- The paper presents a unified CNN-RNN framework that jointly embeds images and labels to capture semantic dependencies.
- It leverages LSTM-based RNNs to sequentially model complex label co-occurrences and implicitly directs CNN attention across the image.
- The method achieves superior performance on benchmarks like MS COCO, NUS-WIDE, and PASCAL VOC 2007, outperforming state-of-the-art techniques.
CNN-RNN: A Unified Framework for Multi-label Image Classification
The paper "CNN-RNN: A Unified Framework for Multi-label Image Classification" by Jiang Wang et al. presents a novel approach to addressing the complexities inherent in multi-label image classification. Traditional methods for multi-label classification often involve treating labels as independent entities, updating classifiers, and applying ranking or thresholding mechanisms. These methods fail to exploit the dependencies that exist among multiple labels. In this work, the authors propose leveraging Recurrent Neural Networks (RNNs) combined with Convolutional Neural Networks (CNNs) to learn and model the interactions and dependencies between labels within an image.
Key Contributions
- Joint Image-Label Embedding: The CNN-RNN framework introduces a joint embedding space where both image embeddings and label embeddings co-exist. The image embeddings are generated by a deep CNN, while the label embeddings are learned vectors in a low-dimensional Euclidean space. This joint embedding approach allows for capturing semantic redundancies and dependencies among labels, increasing the generalization ability of the model.
- Modeling Label Dependencies with RNN: To capture higher-order dependencies among labels, the authors incorporate RNNs with Long Short-Term Memory (LSTM) units. The RNN component of the framework sequentially processes labels based on the image context and previously predicted labels, thereby modeling complex label co-occurrence dependencies. This method also inherently introduces an implicit attention mechanism, adapting the focus of the CNN to different areas of the image based on the current label predictions.
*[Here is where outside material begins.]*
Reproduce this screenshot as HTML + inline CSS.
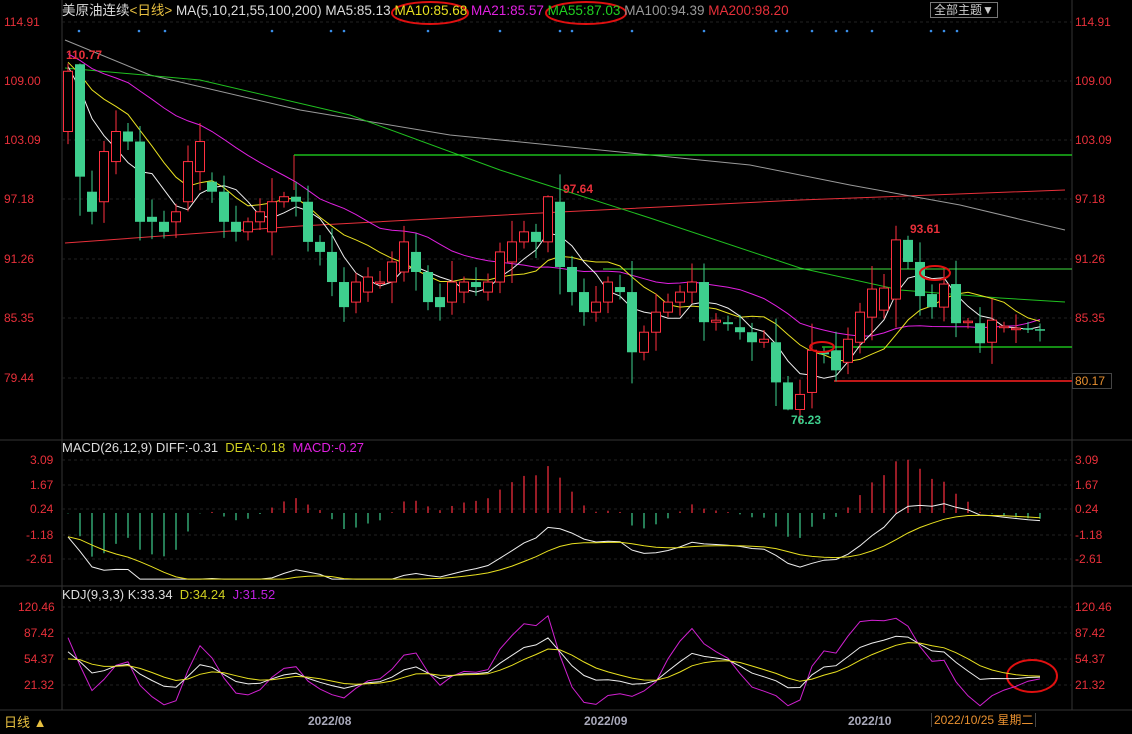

- End-to-End Training: Unlike other methods that treat individual components separately, the CNN-RNN framework is trained end-to-end. This integrated training process improves the cohesion between the CNN and RNN, ensuring that both the image features and label dependencies are optimized simultaneously.
Experimental Evaluation
The effectiveness of the CNN-RNN framework is demonstrated through extensive evaluations on several public benchmark datasets, including NUS-WIDE, Microsoft COCO, and PASCAL VOC 2007.
- NUS-WIDE: On the 81 concepts subset, the framework achieved a significant improvement in precision, outperforming state-of-the-art methods. While on the more challenging 1000 tags subset, the model maintained superior performance despite the noisiness of the labels.
- Microsoft COCO: The proposed framework showcased robust performance, especially in predicting large objects and those with high co-occurrence dependencies. It surpassed baseline methods in both overall and per-class precision, demonstrating the efficacy of exploiting label dependencies.
- PASCAL VOC 2007: The model achieved higher mean Average Precision (mAP) compared to leading methods, underscoring its capability in modeling complex label interdependencies within an image.
Implications and Future Work
The introduction of the CNN-RNN framework marks a significant methodological advancement in multi-label image classification. By successfully integrating CNNs and RNNs, this approach offers a means to better capture and utilize label dependencies, which is crucial for accurate image understanding. This method's superior performance in benchmark datasets indicates its potential application in various real-world scenarios where images contain multiple objects and attributes.
Future research could explore enhancing the framework's ability to predict smaller objects, which remain challenging due to the limited discriminativeness of global CNN features. Moreover, incorporating region proposal mechanisms or explicit attention models might further boost the detection and classification accuracy of smaller or less salient objects. Finally, extending the framework to other domains such as video or multimodal data could be a promising direction, leveraging the temporality and multimodal dependencies inherent in those data types.
In conclusion, the CNN-RNN unified framework offers a robust and comprehensive approach to multi-label image classification, integrating image and label embedding with recurrent modeling of label dependencies. Its end-to-end trainability and strong performance across datasets make it a versatile and valuable tool for advancing image classification research and applications.